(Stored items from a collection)

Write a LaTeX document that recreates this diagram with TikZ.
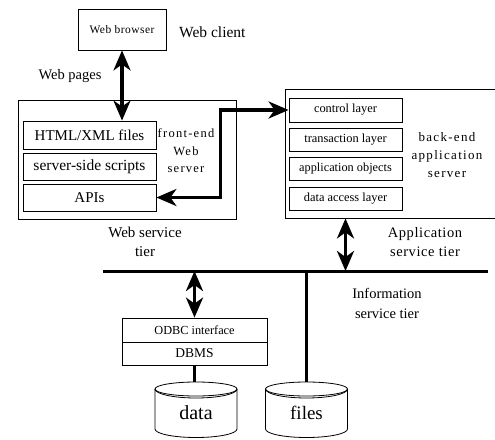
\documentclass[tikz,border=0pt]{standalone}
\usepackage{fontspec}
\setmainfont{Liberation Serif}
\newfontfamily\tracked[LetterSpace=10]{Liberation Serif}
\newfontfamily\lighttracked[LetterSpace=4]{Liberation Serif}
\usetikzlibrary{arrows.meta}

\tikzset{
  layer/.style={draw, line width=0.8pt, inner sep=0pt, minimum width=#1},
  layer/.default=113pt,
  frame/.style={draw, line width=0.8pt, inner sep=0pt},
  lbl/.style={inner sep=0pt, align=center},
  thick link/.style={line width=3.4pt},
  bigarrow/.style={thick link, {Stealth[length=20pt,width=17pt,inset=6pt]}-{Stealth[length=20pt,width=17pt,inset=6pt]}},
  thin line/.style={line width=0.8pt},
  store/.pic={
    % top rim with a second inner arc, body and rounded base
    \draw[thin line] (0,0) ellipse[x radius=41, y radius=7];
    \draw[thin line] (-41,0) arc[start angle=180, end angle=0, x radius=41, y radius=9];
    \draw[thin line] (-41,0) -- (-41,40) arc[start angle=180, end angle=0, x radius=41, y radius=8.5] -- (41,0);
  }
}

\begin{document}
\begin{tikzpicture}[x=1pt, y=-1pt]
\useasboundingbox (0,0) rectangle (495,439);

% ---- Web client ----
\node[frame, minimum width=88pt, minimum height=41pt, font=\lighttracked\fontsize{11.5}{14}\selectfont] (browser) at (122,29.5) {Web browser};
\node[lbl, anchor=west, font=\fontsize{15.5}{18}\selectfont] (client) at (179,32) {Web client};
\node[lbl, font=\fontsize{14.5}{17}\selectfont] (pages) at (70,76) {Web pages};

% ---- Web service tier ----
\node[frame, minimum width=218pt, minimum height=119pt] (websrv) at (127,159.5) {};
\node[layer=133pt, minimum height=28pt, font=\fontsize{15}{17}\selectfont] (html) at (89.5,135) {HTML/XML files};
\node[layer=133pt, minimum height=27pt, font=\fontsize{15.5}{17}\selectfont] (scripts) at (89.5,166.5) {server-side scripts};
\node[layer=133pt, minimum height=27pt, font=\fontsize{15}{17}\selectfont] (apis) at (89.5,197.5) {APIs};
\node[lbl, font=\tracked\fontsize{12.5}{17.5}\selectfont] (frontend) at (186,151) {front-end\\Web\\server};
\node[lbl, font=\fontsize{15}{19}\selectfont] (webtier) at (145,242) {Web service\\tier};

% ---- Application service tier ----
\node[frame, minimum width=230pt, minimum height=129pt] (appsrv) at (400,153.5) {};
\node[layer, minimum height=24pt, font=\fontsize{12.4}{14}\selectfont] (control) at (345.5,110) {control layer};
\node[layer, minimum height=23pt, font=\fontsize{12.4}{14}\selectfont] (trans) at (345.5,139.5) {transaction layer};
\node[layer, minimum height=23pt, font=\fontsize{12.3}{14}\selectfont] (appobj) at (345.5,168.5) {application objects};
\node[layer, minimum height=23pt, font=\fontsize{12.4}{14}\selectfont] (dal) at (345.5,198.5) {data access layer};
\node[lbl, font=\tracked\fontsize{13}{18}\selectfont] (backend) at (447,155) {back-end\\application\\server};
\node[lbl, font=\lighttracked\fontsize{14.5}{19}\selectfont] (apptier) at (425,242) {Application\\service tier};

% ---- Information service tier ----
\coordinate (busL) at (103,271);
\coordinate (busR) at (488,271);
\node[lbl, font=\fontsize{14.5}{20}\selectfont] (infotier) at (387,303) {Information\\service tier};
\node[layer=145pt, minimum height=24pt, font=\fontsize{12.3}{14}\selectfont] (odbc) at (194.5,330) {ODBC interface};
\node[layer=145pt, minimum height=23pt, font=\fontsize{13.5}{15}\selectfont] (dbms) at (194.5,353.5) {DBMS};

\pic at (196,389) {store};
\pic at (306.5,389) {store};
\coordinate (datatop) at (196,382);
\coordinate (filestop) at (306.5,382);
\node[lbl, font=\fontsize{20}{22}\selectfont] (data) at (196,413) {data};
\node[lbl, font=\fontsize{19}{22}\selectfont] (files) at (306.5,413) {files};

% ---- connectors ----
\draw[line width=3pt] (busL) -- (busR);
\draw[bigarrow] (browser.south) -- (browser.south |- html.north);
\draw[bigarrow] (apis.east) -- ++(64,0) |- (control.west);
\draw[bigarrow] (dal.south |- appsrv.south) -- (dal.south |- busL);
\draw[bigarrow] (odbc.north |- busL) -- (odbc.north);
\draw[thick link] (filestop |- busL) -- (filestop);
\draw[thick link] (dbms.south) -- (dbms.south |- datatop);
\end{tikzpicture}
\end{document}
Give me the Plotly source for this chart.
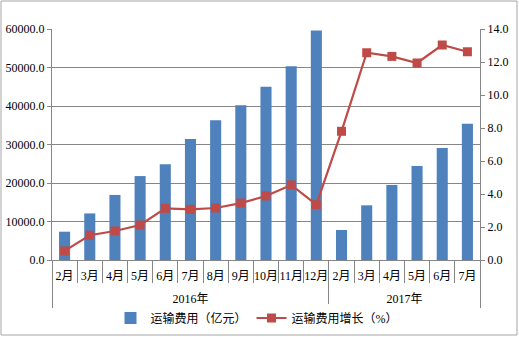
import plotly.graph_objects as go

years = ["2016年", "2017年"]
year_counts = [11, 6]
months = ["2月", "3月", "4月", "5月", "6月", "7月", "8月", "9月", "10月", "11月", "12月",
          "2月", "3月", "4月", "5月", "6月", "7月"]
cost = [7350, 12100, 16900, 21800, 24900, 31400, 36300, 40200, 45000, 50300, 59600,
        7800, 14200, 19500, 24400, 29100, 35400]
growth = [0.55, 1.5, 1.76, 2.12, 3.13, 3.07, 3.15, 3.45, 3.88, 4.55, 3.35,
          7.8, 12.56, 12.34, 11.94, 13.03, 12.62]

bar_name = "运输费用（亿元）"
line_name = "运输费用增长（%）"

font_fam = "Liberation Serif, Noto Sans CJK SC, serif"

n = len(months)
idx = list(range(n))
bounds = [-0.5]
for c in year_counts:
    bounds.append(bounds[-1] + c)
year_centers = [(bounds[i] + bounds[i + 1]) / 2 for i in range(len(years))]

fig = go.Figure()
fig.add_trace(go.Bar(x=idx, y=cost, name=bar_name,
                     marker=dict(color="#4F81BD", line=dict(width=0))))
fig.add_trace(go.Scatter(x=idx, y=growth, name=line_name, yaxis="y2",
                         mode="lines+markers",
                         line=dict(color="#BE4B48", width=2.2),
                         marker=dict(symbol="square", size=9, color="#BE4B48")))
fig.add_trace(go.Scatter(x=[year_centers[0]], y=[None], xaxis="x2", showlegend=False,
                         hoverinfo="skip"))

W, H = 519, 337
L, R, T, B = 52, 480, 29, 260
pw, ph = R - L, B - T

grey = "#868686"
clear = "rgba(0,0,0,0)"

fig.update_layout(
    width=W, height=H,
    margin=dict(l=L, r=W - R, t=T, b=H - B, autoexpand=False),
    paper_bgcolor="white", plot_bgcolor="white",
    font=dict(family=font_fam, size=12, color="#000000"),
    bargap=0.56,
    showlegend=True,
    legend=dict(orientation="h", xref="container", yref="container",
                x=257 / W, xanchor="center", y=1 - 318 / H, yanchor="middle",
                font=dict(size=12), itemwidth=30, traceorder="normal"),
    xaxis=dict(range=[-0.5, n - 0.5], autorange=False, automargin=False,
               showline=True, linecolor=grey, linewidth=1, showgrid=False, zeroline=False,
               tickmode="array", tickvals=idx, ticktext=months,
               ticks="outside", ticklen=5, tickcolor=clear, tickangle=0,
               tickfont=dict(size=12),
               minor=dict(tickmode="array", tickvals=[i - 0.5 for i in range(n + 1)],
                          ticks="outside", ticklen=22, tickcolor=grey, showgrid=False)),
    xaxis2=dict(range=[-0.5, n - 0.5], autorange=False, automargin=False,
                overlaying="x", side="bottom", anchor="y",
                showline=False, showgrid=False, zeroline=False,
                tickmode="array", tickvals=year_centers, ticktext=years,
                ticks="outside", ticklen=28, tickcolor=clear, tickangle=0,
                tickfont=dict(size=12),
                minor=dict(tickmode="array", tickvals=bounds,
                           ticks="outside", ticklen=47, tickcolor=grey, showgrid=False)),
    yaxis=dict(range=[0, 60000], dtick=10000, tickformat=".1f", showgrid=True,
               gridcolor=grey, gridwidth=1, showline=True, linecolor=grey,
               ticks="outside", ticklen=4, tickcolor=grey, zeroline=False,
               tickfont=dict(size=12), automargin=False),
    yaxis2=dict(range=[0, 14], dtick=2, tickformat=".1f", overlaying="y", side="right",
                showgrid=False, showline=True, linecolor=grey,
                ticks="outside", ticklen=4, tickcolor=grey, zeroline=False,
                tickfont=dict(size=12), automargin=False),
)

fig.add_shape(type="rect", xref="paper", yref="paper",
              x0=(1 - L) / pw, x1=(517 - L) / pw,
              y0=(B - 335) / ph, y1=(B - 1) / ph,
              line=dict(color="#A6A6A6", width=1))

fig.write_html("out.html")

**WHAT THE TASK ASKS**:
Every line from the top of the material above through the line with "(0,0) rectangle (495,439);" should be duplicated exactly, please; leave out the pictures.

**SOLUTION TO THIS EXERCISE**:
Write a LaTeX document that recreates this diagram with TikZ.
\documentclass[tikz,border=0pt]{standalone}
\usepackage{fontspec}
\setmainfont{Liberation Serif}
\newfontfamily\tracked[LetterSpace=10]{Liberation Serif}
\newfontfamily\lighttracked[LetterSpace=4]{Liberation Serif}
\usetikzlibrary{arrows.meta}

\tikzset{
  layer/.style={draw, line width=0.8pt, inner sep=0pt, minimum width=#1},
  layer/.default=113pt,
  frame/.style={draw, line width=0.8pt, inner sep=0pt},
  lbl/.style={inner sep=0pt, align=center},
  thick link/.style={line width=3.4pt},
  bigarrow/.style={thick link, {Stealth[length=20pt,width=17pt,inset=6pt]}-{Stealth[length=20pt,width=17pt,inset=6pt]}},
  thin line/.style={line width=0.8pt},
  store/.pic={
    % top rim with a second inner arc, body and rounded base
    \draw[thin line] (0,0) ellipse[x radius=41, y radius=7];
    \draw[thin line] (-41,0) arc[start angle=180, end angle=0, x radius=41, y radius=9];
    \draw[thin line] (-41,0) -- (-41,40) arc[start angle=180, end angle=0, x radius=41, y radius=8.5] -- (41,0);
  }
}

\begin{document}
\begin{tikzpicture}[x=1pt, y=-1pt]
\useasboundingbox (0,0) rectangle (495,439);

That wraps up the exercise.